:: EXTRACTED RECORDS ::
++++++
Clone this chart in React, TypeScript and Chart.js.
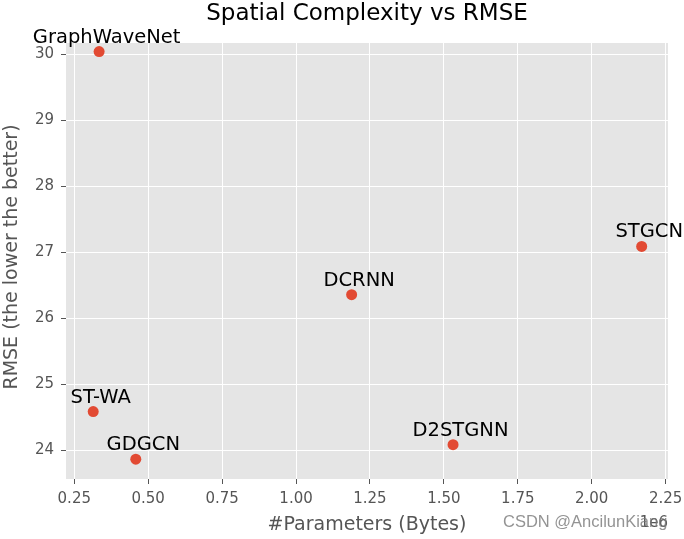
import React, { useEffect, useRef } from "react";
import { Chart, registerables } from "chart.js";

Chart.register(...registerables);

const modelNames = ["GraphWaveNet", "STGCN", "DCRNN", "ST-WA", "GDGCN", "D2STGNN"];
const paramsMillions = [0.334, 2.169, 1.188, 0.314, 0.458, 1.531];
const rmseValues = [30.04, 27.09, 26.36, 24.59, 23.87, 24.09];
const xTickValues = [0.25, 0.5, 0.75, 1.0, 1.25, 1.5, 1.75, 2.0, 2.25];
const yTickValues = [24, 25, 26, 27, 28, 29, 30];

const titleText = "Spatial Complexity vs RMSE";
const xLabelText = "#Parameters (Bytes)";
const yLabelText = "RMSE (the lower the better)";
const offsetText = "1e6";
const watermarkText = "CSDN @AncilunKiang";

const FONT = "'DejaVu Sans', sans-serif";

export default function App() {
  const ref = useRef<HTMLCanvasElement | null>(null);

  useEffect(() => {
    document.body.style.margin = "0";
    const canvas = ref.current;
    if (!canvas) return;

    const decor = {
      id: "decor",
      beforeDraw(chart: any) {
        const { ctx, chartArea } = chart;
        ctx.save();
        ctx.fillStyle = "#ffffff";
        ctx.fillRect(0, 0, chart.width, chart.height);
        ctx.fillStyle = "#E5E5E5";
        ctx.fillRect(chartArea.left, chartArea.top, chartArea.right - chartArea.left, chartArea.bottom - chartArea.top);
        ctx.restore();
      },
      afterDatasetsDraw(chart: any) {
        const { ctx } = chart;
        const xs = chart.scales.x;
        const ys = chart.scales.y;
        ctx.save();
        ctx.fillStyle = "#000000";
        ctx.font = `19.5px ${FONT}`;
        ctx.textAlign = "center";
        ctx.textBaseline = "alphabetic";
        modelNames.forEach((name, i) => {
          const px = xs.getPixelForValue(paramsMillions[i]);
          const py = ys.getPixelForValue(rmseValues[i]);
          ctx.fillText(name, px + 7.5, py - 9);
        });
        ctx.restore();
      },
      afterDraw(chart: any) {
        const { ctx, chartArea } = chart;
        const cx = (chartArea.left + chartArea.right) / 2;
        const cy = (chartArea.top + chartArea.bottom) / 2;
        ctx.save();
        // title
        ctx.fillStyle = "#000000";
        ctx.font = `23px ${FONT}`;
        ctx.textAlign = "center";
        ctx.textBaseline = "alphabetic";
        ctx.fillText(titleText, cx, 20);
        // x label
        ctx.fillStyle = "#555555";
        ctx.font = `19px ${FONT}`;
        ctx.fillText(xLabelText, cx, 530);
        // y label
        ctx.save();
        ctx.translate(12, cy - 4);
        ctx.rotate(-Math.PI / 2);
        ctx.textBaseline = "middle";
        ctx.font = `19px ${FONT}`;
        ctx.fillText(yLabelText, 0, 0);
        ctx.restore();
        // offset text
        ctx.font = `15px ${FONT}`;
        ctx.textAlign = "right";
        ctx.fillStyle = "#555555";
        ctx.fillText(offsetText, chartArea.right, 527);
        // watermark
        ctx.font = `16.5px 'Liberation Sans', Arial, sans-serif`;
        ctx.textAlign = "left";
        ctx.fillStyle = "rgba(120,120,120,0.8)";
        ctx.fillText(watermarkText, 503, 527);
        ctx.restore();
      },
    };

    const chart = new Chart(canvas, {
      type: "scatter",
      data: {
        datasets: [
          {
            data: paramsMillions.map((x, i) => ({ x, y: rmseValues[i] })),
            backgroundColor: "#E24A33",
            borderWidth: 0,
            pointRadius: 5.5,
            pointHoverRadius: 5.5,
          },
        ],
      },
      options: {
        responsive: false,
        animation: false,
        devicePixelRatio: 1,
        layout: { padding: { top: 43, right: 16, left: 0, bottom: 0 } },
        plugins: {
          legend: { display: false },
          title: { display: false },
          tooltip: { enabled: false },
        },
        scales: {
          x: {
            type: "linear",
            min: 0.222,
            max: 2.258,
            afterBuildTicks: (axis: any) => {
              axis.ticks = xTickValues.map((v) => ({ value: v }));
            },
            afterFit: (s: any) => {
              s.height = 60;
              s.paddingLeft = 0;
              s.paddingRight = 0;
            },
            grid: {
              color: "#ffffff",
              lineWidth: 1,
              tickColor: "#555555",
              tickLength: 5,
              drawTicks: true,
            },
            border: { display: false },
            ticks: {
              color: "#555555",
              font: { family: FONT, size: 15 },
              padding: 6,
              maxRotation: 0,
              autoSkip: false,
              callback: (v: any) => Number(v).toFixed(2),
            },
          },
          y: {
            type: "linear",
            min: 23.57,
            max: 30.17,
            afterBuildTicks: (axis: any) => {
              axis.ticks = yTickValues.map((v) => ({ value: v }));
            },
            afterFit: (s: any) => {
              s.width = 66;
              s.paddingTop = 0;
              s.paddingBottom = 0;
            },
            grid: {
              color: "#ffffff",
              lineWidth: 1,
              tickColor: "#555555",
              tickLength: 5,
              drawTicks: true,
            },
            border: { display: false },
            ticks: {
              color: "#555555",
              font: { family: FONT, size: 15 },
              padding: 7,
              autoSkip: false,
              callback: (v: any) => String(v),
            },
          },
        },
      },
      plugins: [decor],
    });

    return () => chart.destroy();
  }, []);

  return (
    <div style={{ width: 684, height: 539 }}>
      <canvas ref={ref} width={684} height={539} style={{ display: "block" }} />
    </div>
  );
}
++++++
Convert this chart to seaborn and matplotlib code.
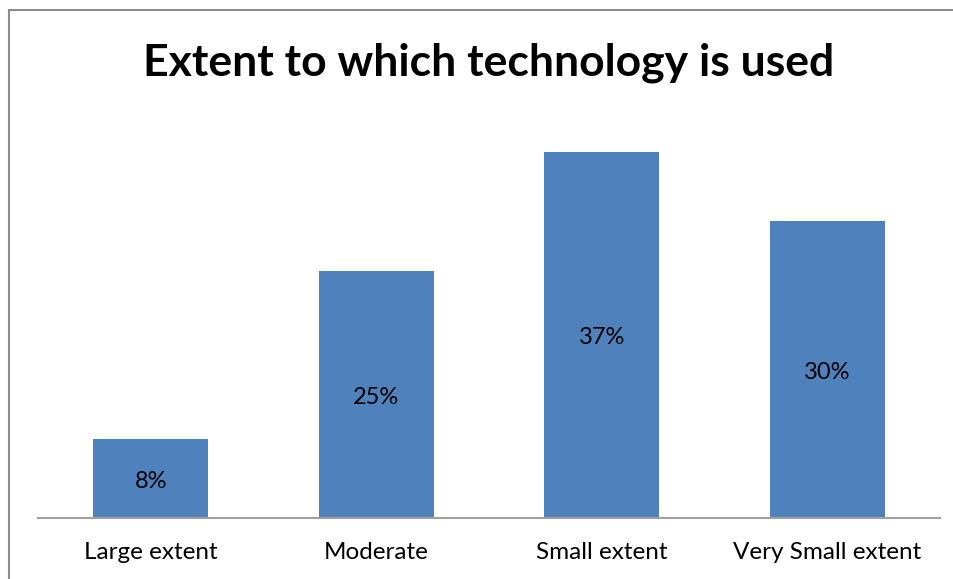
++++++
:: OBJECTIVE ::
Pull out only the lines from the one with "Clone this chart" up to and including the one with "if (!canvas) return;", and drop any pictures along the way.

:: FINAL ANSWER ::
Clone this chart in React, TypeScript and Chart.js.
import React, { useEffect, useRef } from "react";
import { Chart, registerables } from "chart.js";

Chart.register(...registerables);

const modelNames = ["GraphWaveNet", "STGCN", "DCRNN", "ST-WA", "GDGCN", "D2STGNN"];
const paramsMillions = [0.334, 2.169, 1.188, 0.314, 0.458, 1.531];
const rmseValues = [30.04, 27.09, 26.36, 24.59, 23.87, 24.09];
const xTickValues = [0.25, 0.5, 0.75, 1.0, 1.25, 1.5, 1.75, 2.0, 2.25];
const yTickValues = [24, 25, 26, 27, 28, 29, 30];

const titleText = "Spatial Complexity vs RMSE";
const xLabelText = "#Parameters (Bytes)";
const yLabelText = "RMSE (the lower the better)";
const offsetText = "1e6";
const watermarkText = "CSDN @AncilunKiang";

const FONT = "'DejaVu Sans', sans-serif";

export default function App() {
  const ref = useRef<HTMLCanvasElement | null>(null);

  useEffect(() => {
    document.body.style.margin = "0";
    const canvas = ref.current;
    if (!canvas) return;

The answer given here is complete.